Le même jour que Shargh, trois magazines, dont Name et Hafez, ont été fermés. En moins de dix ans, une centaine de journaux ont connu une disparition forcée. Il reste une quarantaine de quotidiens nationaux.
De nouvelles publications sortent, mais la liberté de parole des débuts de la présidence réformatrice de Mohammad Khatami, élu en 1997, n'est plus qu'un souvenir.
"Les conservateurs tiennent tout en main, commente Mohammad Sadegh Janansefat, spécialiste en économie du journal Kargozaran, créé par les partisans de l'ancien président, Ali Akbar Hachémi Rafsandjani. Je connais de gros annonceurs publicitaires intéressés, mais ils ne feront pas affaire avec nous pour ne pas se faire mal voir des conservateurs."
Une offensive est en cours contre la télévision par satellite (110 000 paraboles ont été saisies en cinq mois), les blogs et les journaux en ligne. Le ministre chargé de la culture et des médias, Hossein Safar Harandi, annonce vouloir limiter les agences de presse. Est-ce un nouveau durcissement envers les médias ? "Même pas, c'est une répression en dents de scie, juste pour maintenir la pression afin que chacun veille à s'autocensurer", explique, ironique, Mehran Ghassemi, chargé du desk international au quotidien Etemad-e-Melli, le petit dernier de la presse iranienne. Vendu à 70 000 exemplaires il a été lancé il y a neuf mois par le parti du même nom, animé par le réformateur Mehdi Karoubi, ancien président du Parlement.
"EN PREMIÈRE LIGNE"
"Maintenant que Shargh est fermé, nous sommes en première ligne", constate ce jeune journaliste de 29 ans, qui a travaillé dans 17 journaux sur une dizaine d'années de carrière. De fait, deux jours plus tôt, trois cocktails Molotov ont été jetés contre l'immeuble.

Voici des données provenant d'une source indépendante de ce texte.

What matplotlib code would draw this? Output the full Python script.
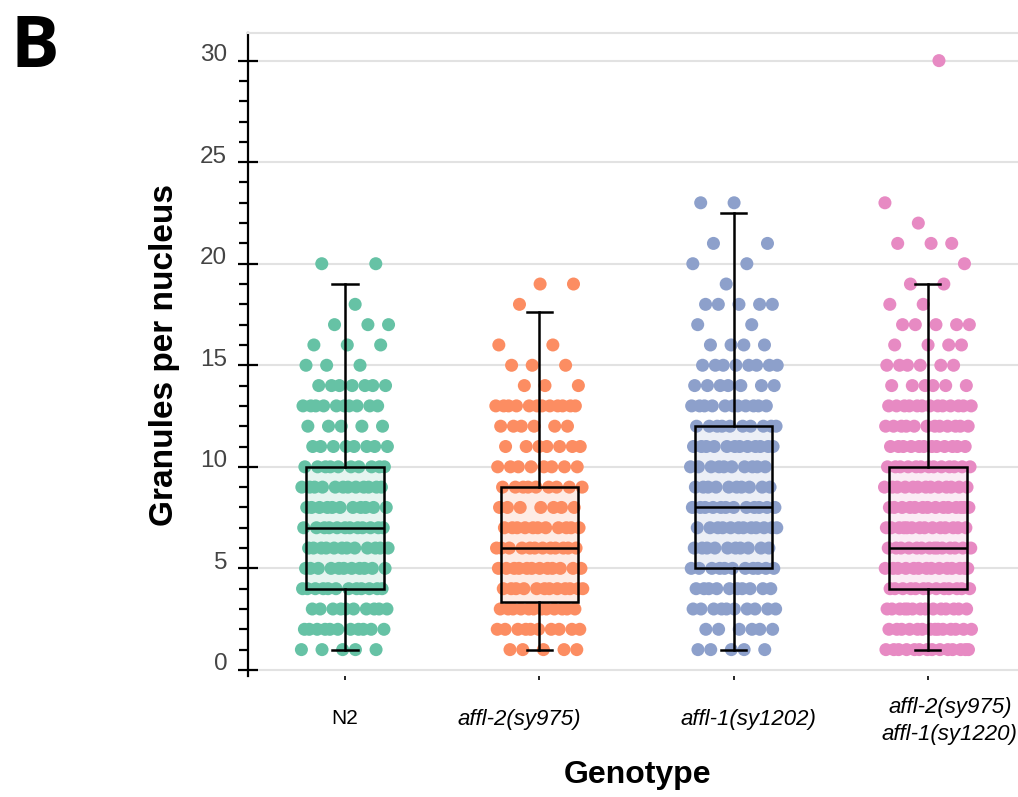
import numpy as np
import matplotlib
matplotlib.use("Agg")
import matplotlib.pyplot as plt
from matplotlib.transforms import ScaledTranslation

# ---------------- data ----------------
genotypes = ["N2", "affl-2(sy975)", "affl-1(sy1202)", "affl-2(sy975)\naffl-1(sy1220)"]
colors = ["#66c2a5", "#fc8d62", "#8da0cb", "#e78ac3"]

# granules per nucleus value -> number of nuclei with that value
n2_values = [1, 2, 3, 4, 5, 6, 7, 8, 9, 10, 11, 12, 13, 14, 15, 16, 17, 18, 20]
n2_counts = [5, 11, 10, 12, 11, 12, 12, 11, 12, 10, 8, 5, 10, 7, 3, 3, 3, 1, 2]

affl2_values = [1, 2, 3, 4, 5, 6, 7, 8, 9, 10, 11, 12, 13, 14, 15, 16, 18, 19]
affl2_counts = [5, 10, 12, 12, 12, 12, 11, 7, 9, 8, 7, 6, 12, 3, 3, 2, 1, 2]

affl1_values = [1, 2, 3, 4, 5, 6, 7, 8, 9, 10, 11, 12, 13, 14, 15, 16, 17, 18, 19, 20, 21, 23]
affl1_counts = [5, 6, 10, 10, 11, 10, 12, 12, 10, 10, 12, 10, 11, 7, 8, 4, 2, 5, 1, 2, 2, 2]

double_values = [1, 2, 3, 4, 5, 6, 7, 8, 9, 10, 11, 12, 13, 14, 15, 16, 17, 18, 19, 20, 21, 22, 23, 30]
double_counts = [14, 14, 14, 13, 14, 14, 14, 14, 13, 13, 12, 12, 13, 6, 6, 4, 5, 2, 2, 1, 3, 1, 1, 1]

# box statistics
box_q1 = [4, 3.35, 5, 4]
box_med = [7, 6, 8, 6]
box_q3 = [10, 9, 12, 10]
box_whislo = [1, 1, 1, 1]
box_whishi = [19, 17.6, 22.5, 19]

yticks_major = [0, 5, 10, 15, 20, 25, 30]

groups = [(n2_values, n2_counts), (affl2_values, affl2_counts),
          (affl1_values, affl1_counts), (double_values, double_counts)]

# ---------------- figure ----------------
plt.rcParams['font.family'] = ['Liberation Sans', 'DejaVu Sans']
fig = plt.figure(figsize=(10.18, 7.97), dpi=100)
ax = fig.add_axes([0.2436, 0.1518, 0.7564, 0.8068])

positions = np.arange(len(genotypes))
phi = 0.6180339887
half_w = 0.225

stats = []
for g in range(len(genotypes)):
    stats.append(dict(med=box_med[g], q1=box_q1[g], q3=box_q3[g],
                      whislo=box_whislo[g], whishi=box_whishi[g], fliers=[]))

# box fill (behind the points)
for g in range(len(genotypes)):
    ax.bxp([stats[g]], positions=[positions[g]], widths=0.4, patch_artist=True,
           showfliers=False, showcaps=False,
           boxprops=dict(facecolor=colors[g], alpha=0.16, edgecolor='none'),
           whiskerprops=dict(visible=False), medianprops=dict(visible=False),
           manage_ticks=False, zorder=1)

# jittered points
for g, (vals, cnts) in enumerate(groups):
    xs, ys = [], []
    i = 0
    for v, c in zip(vals, cnts):
        for k in range(c):
            frac = (i * phi + 0.31 * g) % 1.0
            xs.append(positions[g] + (frac - 0.5) * 2 * half_w)
            ys.append(v)
            i += 1
    ax.scatter(xs, ys, s=88, color=colors[g], edgecolors='none', zorder=2)

# box outlines on top
lw = 1.8
ax.bxp(stats, positions=positions, widths=0.4, patch_artist=True,
       showfliers=False,
       boxprops=dict(facecolor='none', edgecolor='black', linewidth=lw),
       whiskerprops=dict(color='black', linewidth=lw),
       capprops=dict(color='black', linewidth=lw),
       medianprops=dict(color='black', linewidth=lw),
       capwidths=0.13, manage_ticks=False, zorder=3)

# axes styling
ax.set_xlim(-0.5, 3.464)
ax.set_ylim(-0.3, 31.36)
ax.set_yticks(yticks_major)
ax.set_yticks(np.arange(0, 31, 1), minor=True)
ax.yaxis.grid(True, which='major', color='#e2e2e2', linewidth=1.5, zorder=0)
ax.set_axisbelow(True)

for side in ['right', 'bottom']:
    ax.spines[side].set_visible(False)
ax.spines['top'].set_color('#e2e2e2')
ax.spines['top'].set_linewidth(1.5)
ax.spines['left'].set_linewidth(1.6)

ax.tick_params(axis='y', which='major', direction='inout', length=14, width=1.6,
               labelsize=17.5, labelcolor='#444444', pad=8)
ax.tick_params(axis='y', which='minor', direction='out', length=6.5, width=1.6)
ax.tick_params(axis='x', which='major', direction='out', length=3, width=1.2,
               labelsize=16, pad=12)

ax.set_xticks(positions)
ax.set_xticklabels(genotypes, linespacing=1.4)

# small placement tweaks of tick labels (pixels)
x_offsets = [(0, -12), (-20, -12), (15, -12), (22, 0)]
for g, lab in enumerate(ax.get_xticklabels()):
    if g > 0:
        lab.set_style('italic')
    if g == 0:
        lab.set_fontsize(15)
    dx, dy = x_offsets[g]
    lab.set_transform(lab.get_transform() + ScaledTranslation(dx / 100, dy / 100, fig.dpi_scale_trans))

for lab in ax.get_yticklabels():
    lab.set_transform(lab.get_transform() + ScaledTranslation(0, 8 / 100, fig.dpi_scale_trans))

ax.set_ylabel("Granules per nucleus", fontsize=24, fontweight='bold')
ax.yaxis.set_label_coords(-0.108, 0.499)
ax.yaxis.label.set_va('center')

ax.set_xlabel("Genotype", fontsize=23, fontweight='bold')
ax.xaxis.set_label_coords(0.506, -0.154)
ax.xaxis.label.set_va('center')

fig.text(0.010, 0.985, "B", fontsize=52, fontweight='bold', va='top', ha='left',
         family=['Open Sans', 'DejaVu Sans'])

fig.savefig("out.png", dpi=100)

Et de raconter avec humour le parcours d'obstacles quotidien de tout journaliste : surtout ne pas toucher aux lois islamiques en parlant des droits de l'homme, ne pas critiquer la peine de mort, effleurer avec doigté le dossier nucléaire promu croisade nationale.

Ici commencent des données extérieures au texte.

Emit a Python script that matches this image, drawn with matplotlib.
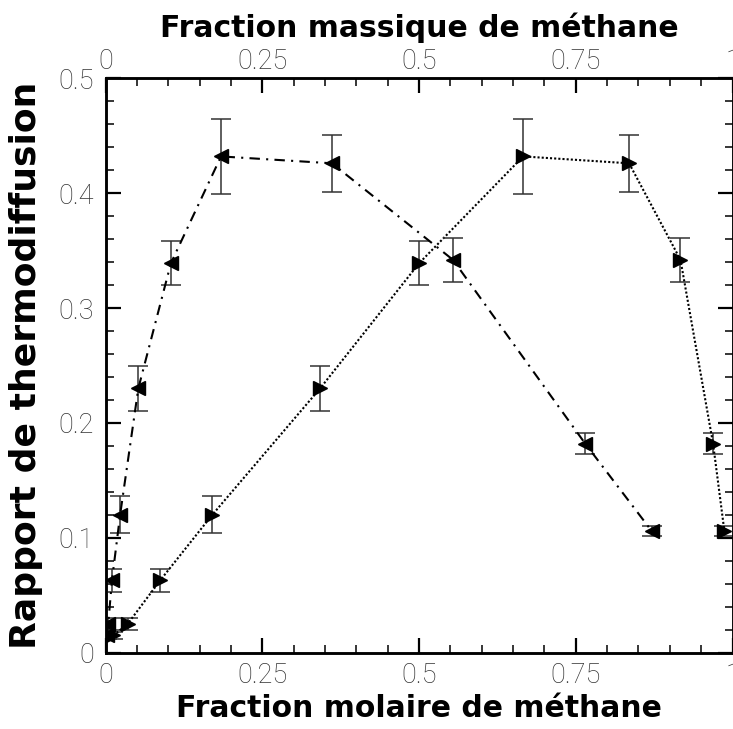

Attention au faux pas : "Ici, une fermeture temporaire, c'est pour dix ans." Moyennant quoi le journal a parlé de la grève de la faim du journaliste dissident Akbar Ganji (libéré au printemps après six ans de prison), s'est interrogé sur le rôle du Hezbollah au Liban et a critiqué le gouvernement. Et quand le sujet est trop sensible ? "On colle une dépêche d'agence sans commentaire." Reste le casse-tête des caricatures, prétexte le plus facile pour fermer une publication, y compris gouvernementale - ce fut le cas, il y a quatre mois, avec le journal Iran. A Kargozaran, le problème est réglé : pas de caricature, trop dangereux. Etemad-e-Melli, lui, persiste à jouer avec le feu. Auteur de deux caricatures de M. Ahmadinejad - "avec son nez proéminent et ses petits yeux, il est si facile à croquer !" -, dont une où le président, en pleine nature, fabrique un atome avec des brins d'herbe, le dessinateur Hadi Heidari, 29 ans, "s'émerveille chaque jour", dit-il en plaisantant, de n'avoir pas encore été arrêté.
Il a été le premier à faire la caricature d'un religieux, celle du président Khatami, lorsqu'il était en exercice. Et de montrer la photo où il remet sa caricature au président, qui sourit.
Mais c'est déjà du passé et nombre de ses confrères ont fait un tour en prison. "Mes amis ont peur pour moi, dit-il encore. Mais c'est mon seul moyen de faire passer certains messages." Et son ami Mehran Ghassemi de conclure : "La presse a fait du chemin en Iran. On a eu la dictature du chah, à présent nous avons des élections : on peut les critiquer mais elles existent. La démocratie, c'est une longue progression. Et nous, les journalistes, on sait qu'il y a un prix à payer pour cela."